As our branch rep, you represent all members at Durham Uni. Please, please, please be our champion, be our support, be our defense, and fight against this proposal. You will not stand alone. Exeter, Liverpool, and other UCUs have already publicly stated that their membership has unanimously rejected the proposals. Please let Durham join them.

And then I was smart; I split three beers with my husband, got out my crocheting, put MasterChef on full-screen so I couldn't also follow twitter/FB, and distracted myself for an hour before going to bed.

In the morning, G and I got up early and she made me a new sign to bring to the picket.

This is the Outraged Octopus. He says "No no no no no no no." He unequivocally rejects the proposal to slash our pensions. In the morning, I also faced having to tell G that a deal had been offered and if it was accepted, I would be going back to work tomorrow. On the one hand, this is a happy thing, and she knows it, because she knows how sad I've been not being able to go to work and how important my work is to me. On the other hand, this was a sad thing, because it would mean that I would be teaching Friday from 2-4 and thus I wouldn't be able to attend the special Mother's Day Tea and Crafts being held at school at that very same time. I knelt on the sidewalk where the picketers would soon be gathering and held her tightly while she cried at the disappointment. But she understood. She's been amazing through all of this.

The picket line was worn down and rather defeated today. Some people were optimistic that this was a negotiating ploy. Many people were more realistic. We spent a lot more time checking our phones than we have other days, collectively.
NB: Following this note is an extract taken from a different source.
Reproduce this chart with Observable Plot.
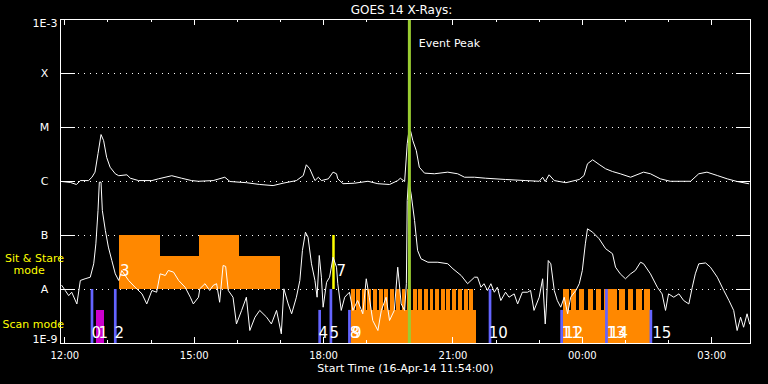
<!DOCTYPE html>
<html><head><meta charset="utf-8">
<script src="https://cdn.jsdelivr.net/npm/d3@7"></script>
<script src="https://cdn.jsdelivr.net/npm/@observablehq/plot@0.6"></script>
<style>html,body{margin:0;padding:0;background:#000;}</style>
</head><body><div id="chart"></div>
<script>
// time in hours since 16-Apr-14 12:00 ; flux in W/m^2
const longChannel = [[-0.07,1.0e-6],[0.13,9.6e-7],[0.27,8.8e-7],[0.36,1.04e-6],[0.55,1.04e-6],[0.63,1.2e-6],[0.70,1.49e-6],[0.77,3.3e-6],[0.84,7.4e-6],[0.90,5.7e-6],[0.97,2.8e-6],[1.05,1.84e-6],[1.17,1.39e-6],[1.25,1.28e-6],[1.44,1.33e-6],[1.52,1.15e-6],[1.71,1.04e-6],[2.02,1.04e-6],[2.17,1.12e-6],[2.48,1.28e-6],[2.71,1.15e-6],[2.94,1.04e-6],[3.10,1.01e-6],[3.44,1.04e-6],[3.71,1.2e-6],[3.83,1.0e-6],[4.21,9.5e-7],[4.52,8.8e-7],[4.83,8.4e-7],[5.06,9.3e-7],[5.37,1.04e-6],[5.53,1.29e-6],[5.60,2.04e-6],[5.68,1.72e-6],[5.80,1.04e-6],[5.88,1.2e-6],[5.95,1.04e-6],[6.11,1.12e-6],[6.22,1.49e-6],[6.30,1.39e-6],[6.33,1.12e-6],[6.45,9.1e-7],[6.72,9.3e-7],[7.03,1.01e-6],[7.26,9.1e-7],[7.53,8.8e-7],[7.72,1.04e-6],[7.78,1.15e-6],[7.88,1.0e-6],[7.94,5.0e-6],[7.97,7.6e-6],[8.02,8.5e-6],[8.07,5.7e-6],[8.15,3.75e-6],[8.22,1.84e-6],[8.34,1.43e-6],[8.57,1.39e-6],[8.88,1.49e-6],[9.11,1.39e-6],[9.27,1.2e-6],[9.50,1.2e-6],[9.76,1.15e-6],[10.22,1.09e-6],[10.69,1.04e-6],[11.00,1.01e-6],[11.08,1.2e-6],[11.14,1.0e-6],[11.23,1.33e-6],[11.35,1.04e-6],[11.62,9.5e-7],[11.93,1.09e-6],[12.04,1.29e-6],[12.12,2.13e-6],[12.24,2.52e-6],[12.39,2.07e-6],[12.54,1.72e-6],[12.70,1.53e-6],[12.88,1.39e-6],[13.12,1.2e-6],[13.42,1.49e-6],[13.58,1.39e-6],[13.81,1.12e-6],[14.04,1.01e-6],[14.51,1.01e-6],[14.70,1.39e-6],[14.89,1.49e-6],[15.13,1.29e-6],[15.36,1.12e-6],[15.59,1.0e-6],[15.86,9.1e-7]];

const shortChannel = [[-0.07,1.19e-8],[0.01,9.6e-9],[0.09,7.7e-9],[0.16,8.9e-9],[0.28,5.4e-9],[0.36,1.47e-8],[0.47,1.58e-8],[0.59,1.69e-8],[0.67,2.99e-8],[0.72,7.0e-8],[0.77,2.9e-7],[0.80,9.7e-7],[0.84,9.7e-7],[0.87,2.9e-7],[0.94,1.24e-7],[1.01,6.1e-8],[1.09,3.44e-8],[1.17,1.95e-8],[1.25,1.47e-8],[1.32,2.25e-8],[1.48,1.47e-8],[1.63,1.1e-8],[1.79,8.3e-9],[1.90,5.4e-9],[2.02,9.6e-9],[2.13,8.9e-9],[2.21,1.95e-8],[2.33,1.82e-8],[2.40,2.25e-8],[2.52,2.1e-8],[2.64,1.47e-8],[2.79,1.1e-8],[2.91,7.2e-9],[2.98,5.4e-9],[3.10,7.2e-9],[3.13,1.03e-8],[3.25,1.28e-8],[3.36,9.6e-9],[3.44,1.19e-8],[3.52,1.28e-8],[3.59,5.8e-9],[3.67,2.78e-8],[3.73,2.68e-8],[3.79,9.6e-9],[3.90,7.2e-9],[3.98,2.3e-9],[4.10,4.1e-9],[4.21,7.2e-9],[4.29,1.74e-9],[4.41,3.07e-9],[4.52,4.1e-9],[4.68,3.07e-9],[4.79,2.3e-9],[4.91,4.1e-9],[5.02,1.51e-9],[5.08,1.03e-8],[5.18,5.4e-9],[5.26,3.55e-9],[5.37,7.2e-9],[5.45,1.47e-8],[5.51,5.3e-8],[5.58,1.15e-7],[5.64,9.3e-8],[5.72,2.99e-8],[5.80,1.47e-8],[5.85,7.2e-9],[5.90,4.27e-8],[5.95,1.69e-8],[5.99,4.7e-9],[6.07,1.36e-8],[6.14,1.69e-8],[6.22,3.96e-8],[6.30,2.59e-8],[6.33,1.28e-8],[6.41,4.1e-9],[6.49,7.2e-9],[6.60,8.9e-9],[6.68,4.1e-9],[6.79,6.25e-9],[6.91,3.55e-9],[6.99,1.58e-8],[7.06,7.2e-9],[7.14,2.67e-9],[7.26,1.74e-9],[7.34,4.1e-9],[7.45,7.2e-9],[7.53,2.67e-9],[7.64,4.1e-9],[7.72,2.59e-8],[7.80,5.4e-9],[7.88,4.1e-9],[7.92,1.28e-8],[7.94,4.45e-7],[7.97,1.04e-6],[8.03,5.9e-7],[8.11,1.9e-7],[8.18,5.3e-8],[8.26,3.7e-8],[8.42,3.2e-8],[8.65,3.2e-8],[8.88,3.0e-8],[9.00,2.42e-8],[9.19,1.82e-8],[9.34,1.28e-8],[9.42,1.47e-8],[9.50,1.69e-8],[9.57,1.69e-8],[9.65,1.1e-8],[9.72,1.28e-8],[9.80,9.6e-9],[9.88,1.28e-8],[9.96,8.9e-9],[10.03,1.1e-8],[10.11,6.25e-9],[10.22,8.9e-9],[10.30,7.2e-9],[10.42,8.3e-9],[10.50,5.4e-9],[10.61,8.9e-9],[10.73,8.9e-9],[10.80,9.6e-9],[10.88,4.1e-9],[11.00,7.2e-9],[11.08,1.58e-8],[11.14,2.3e-9],[11.17,5.4e-9],[11.21,3.44e-8],[11.27,2.99e-8],[11.35,9.6e-9],[11.42,6.25e-9],[11.50,4.7e-9],[11.58,7.2e-9],[11.66,3.55e-9],[11.73,7.2e-9],[11.85,9.6e-9],[11.93,1.28e-8],[12.00,2.25e-8],[12.07,7.0e-8],[12.12,1.33e-7],[12.24,1.15e-7],[12.39,8.7e-8],[12.54,5.7e-8],[12.70,4.6e-8],[12.77,2.59e-8],[12.88,1.95e-8],[13.00,1.58e-8],[13.12,1.95e-8],[13.23,2.25e-8],[13.35,3.2e-8],[13.42,3.0e-8],[13.58,1.95e-8],[13.74,1.1e-8],[13.85,8.3e-9],[13.93,4.1e-9],[14.00,8.3e-9],[14.12,7.2e-9],[14.24,8.3e-9],[14.35,6.25e-9],[14.47,5.4e-9],[14.55,1.1e-8],[14.62,1.95e-8],[14.70,2.99e-8],[14.86,3.1e-8],[14.97,2.59e-8],[15.13,1.69e-8],[15.28,9.6e-9],[15.40,6.25e-9],[15.51,4.1e-9],[15.59,1.74e-9],[15.67,3.07e-9],[15.74,2.0e-9],[15.82,3.55e-9],[15.88,2.3e-9]];

const yLevels = [1e-3,1e-4,1e-5,1e-6,1e-7,1e-8,1e-9];
const yLabels = ["1E-3","X","M","C","B","A","1E-9"];
const xTickHours = [0,3,6,9,12,15];
const xTickLabels = ["12:00","15:00","18:00","21:00","00:00","03:00"];
const minorHours = [1,2,4,5,7,8,10,11,13,14];

// observation modes: [start, end, top]
const sitStareBlocks = [[1.27,2.21,1e-7],[2.21,3.13,4.1e-8],[3.13,4.06,1e-7],[4.06,5.00,4.1e-8]];
const scanBlocks = [[6.65,9.55,4.1e-9],[11.56,13.58,4.1e-9]];
const magentaBlocks = [[0.735,0.92,4.1e-9]];
const combTeeth = [[6.64,6.73],[6.77,6.86],[6.90,6.99],[7.03,7.12],[7.16,7.25],[7.29,7.38],[7.42,7.51],[7.56,7.65],[7.69,7.78],[7.82,7.91],[7.95,8.04],[8.08,8.17],[8.21,8.30],[8.34,8.43],[8.47,8.56],[8.60,8.69],[8.73,8.82],[8.86,8.95],[8.99,9.08],[9.13,9.22],[9.26,9.35],[9.39,9.48],
  [11.56,11.70],[11.76,11.86],[11.94,12.06],[12.14,12.25],[12.33,12.44],[12.52,12.81],[12.87,13.00],[13.06,13.19],[13.26,13.39],[13.45,13.58]];
const scanLines = [[0.63,1e-8],[1.17,1e-8],[5.91,4.1e-9],[6.17,1e-8],[6.60,4.1e-9],[9.86,1e-8],[11.52,4.1e-9],[12.56,1e-8],[13.59,4.1e-9]];
const stareLines = [[6.23,1e-7]];
const eventPeak = [7.99];
const scanNumbers = [["0",0.62],["1",0.78],["2",1.15],["4",5.88],["5",6.14],["8",6.61],["9",6.66],["10",9.83],["11",11.52],["12",11.58],["13",12.56],["14",12.62],["15",13.62]];
const stareNumbers = [["3",1.28],["7",6.30]];

const W=768,H=384,mt=19,mb=41,ml=60,mr=18;
const innerH=H-mt-mb, innerW=W-ml-mr;
const ORANGE="#ff8800", BLUE="#6464ff", MAG="#cc00cc", YEL="#ffff00", GREEN="#9acd32";
const inner = yLevels.slice(1,-1);
const crisp = {shapeRendering:"crispEdges"};

const chart = Plot.plot({
  width:W, height:H, marginTop:mt, marginBottom:mb, marginLeft:ml, marginRight:mr,
  style:{background:"black", color:"white", fontFamily:"DejaVu Sans", fontSize:"11px"},
  x:{domain:[-0.1,15.9], axis:null},
  y:{type:"log", domain:[1e-9,1e-3], axis:null},
  marks:[
    Plot.ruleY(inner, {stroke:"white", strokeDasharray:"1,5", insetLeft:18, insetRight:14, ...crisp}),
    Plot.rect(sitStareBlocks, {x1:d=>d[0], x2:d=>d[1], y1:1e-8, y2:d=>d[2], fill:ORANGE, ...crisp}),
    Plot.rect(scanBlocks, {x1:d=>d[0], x2:d=>d[1], y1:1e-9, y2:d=>d[2], fill:ORANGE, ...crisp}),
    Plot.rect(combTeeth, {x1:d=>d[0], x2:d=>d[1], y1:4.1e-9, y2:1e-8, fill:ORANGE, ...crisp}),
    Plot.rect(magentaBlocks, {x1:d=>d[0], x2:d=>d[1], y1:1e-9, y2:d=>d[2], fill:MAG, ...crisp}),
    Plot.ruleX(scanLines, {x:d=>d[0], y1:1e-9, y2:d=>d[1], stroke:BLUE, strokeWidth:2.7}),
    Plot.ruleX(stareLines, {x:d=>d[0], y1:1e-8, y2:d=>d[1], stroke:YEL, strokeWidth:2.5}),
    Plot.ruleY(inner, {stroke:"white", insetRight:innerW-15, ...crisp}),
    Plot.ruleY(inner, {stroke:"white", insetLeft:innerW-14, ...crisp}),
    Plot.ruleX(xTickHours, {stroke:"white", insetTop:innerH-6, ...crisp}),
    Plot.ruleX(xTickHours, {stroke:"white", insetBottom:innerH-6, ...crisp}),
    Plot.ruleX(minorHours, {stroke:"white", insetTop:innerH-3, ...crisp}),
    Plot.ruleX(minorHours, {stroke:"white", insetBottom:innerH-3, ...crisp}),
    Plot.line(shortChannel, {x:d=>d[0], y:d=>d[1], stroke:"white", strokeWidth:1}),
    Plot.line(longChannel, {x:d=>d[0], y:d=>d[1], stroke:"white", strokeWidth:1}),
    Plot.ruleX(eventPeak, {stroke:GREEN, strokeWidth:3}),
    Plot.frame({stroke:"white", ...crisp}),
    Plot.text(scanNumbers, {x:d=>d[1], y:1.53e-9, text:d=>d[0], textAnchor:"start", fill:"white", fontSize:15}),
    Plot.text(stareNumbers, {x:d=>d[1], y:2.15e-8, text:d=>d[0], textAnchor:"start", fill:"white", fontSize:15}),
    Plot.text(["GOES 14 X-Rays:"], {text:d=>d, frameAnchor:"top", lineAnchor:"middle", dy:-9, dx:-4, fontSize:12, fill:"white"}),
    Plot.text([["Event Peak",8.21,3.6e-4]], {x:d=>d[1], y:d=>d[2], text:d=>d[0], textAnchor:"start", fontSize:11, fill:"white"}),
    Plot.text(xTickHours, {x:d=>d, text:(d,i)=>xTickLabels[i], frameAnchor:"bottom", lineAnchor:"middle", dy:12, fontSize:10, fill:"white"}),
    Plot.text(["Start Time (16-Apr-14 11:54:00)"], {text:d=>d, frameAnchor:"bottom", lineAnchor:"middle", dy:25, fontSize:11, fill:"white"}),
    Plot.text(inner, {y:d=>d, text:d=>yLabels[yLevels.indexOf(d)], frameAnchor:"left", dx:-16, textAnchor:"middle", fontSize:11, fill:"white"}),
    Plot.text([yLevels[0]], {y:d=>d, text:d=>yLabels[0], frameAnchor:"left", dx:-3, dy:4, textAnchor:"end", fontSize:11, fill:"white"}),
    Plot.text([yLevels[6]], {y:d=>d, text:d=>yLabels[6], frameAnchor:"left", dx:-3, dy:-4, textAnchor:"end", fontSize:11, fill:"white"}),
    Plot.text([["Sit & Stare",3.75e-8]], {y:d=>d[1], text:d=>d[0], frameAnchor:"left", dx:-26, textAnchor:"middle", fontSize:11, fill:YEL}),
    Plot.text([["mode",2.25e-8]], {y:d=>d[1], text:d=>d[0], frameAnchor:"left", dx:-47, textAnchor:"start", fontSize:11, fill:YEL}),
    Plot.text([["Scan mode",2.25e-9]], {y:d=>d[1], text:d=>d[0], frameAnchor:"left", dx:-58, textAnchor:"start", fontSize:11, fill:YEL})
  ]
});
document.getElementById("chart").appendChild(chart);
</script></body></html>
I have plenty of non-academic projects I've been catching up on during my time at home. I didn't even try to do any of them today. I watched a movie and crocheted instead, and watched the news trickle in. Sally Hunt's disappointing speech to the protestors. 22 out of 64 branches planning to vote no. 43 out of 64. The reps were on the train to London, last chance to email them. The reps meeting and the unequivocal rejection. The HEC meeting. The news that the proposal was blocked. That came in while I was en route to get G from school (via some errands downtown where I got accosted by Unicef volunteers about six different times, and rather rudely brushed them off because I knew if I tried to respond politely to their "how are you"/"do you have a moment" questions I would end up vomiting strike talk all over them, because there was no space left in my brain for anything else. And I figured that that wasn't really fair on them), which means one person was unequivocally happy about how things turned out today -- she shouted and cheered when she found out I'm most likely still available to come to the Mother's Day thing at school on Friday. :)

We'll keep on. We'll keep on doing what we're doing, as long as we need to/as long as we can. I'm doing better than I was doing last night. But last night was really quite scary.

Monday, March 12, 2018

Today I am on strike, day 10

I don't even know what to say. I read the news half an hour ago, and the sharp downturn my mood has taken scares me.

I feel like our work and our effort and our actions are worth even less than nothing. This is not a resolution, this is a postponement.

It feels like a betrayal.

I just don't know what to say. I'm not even sure I know what to feel.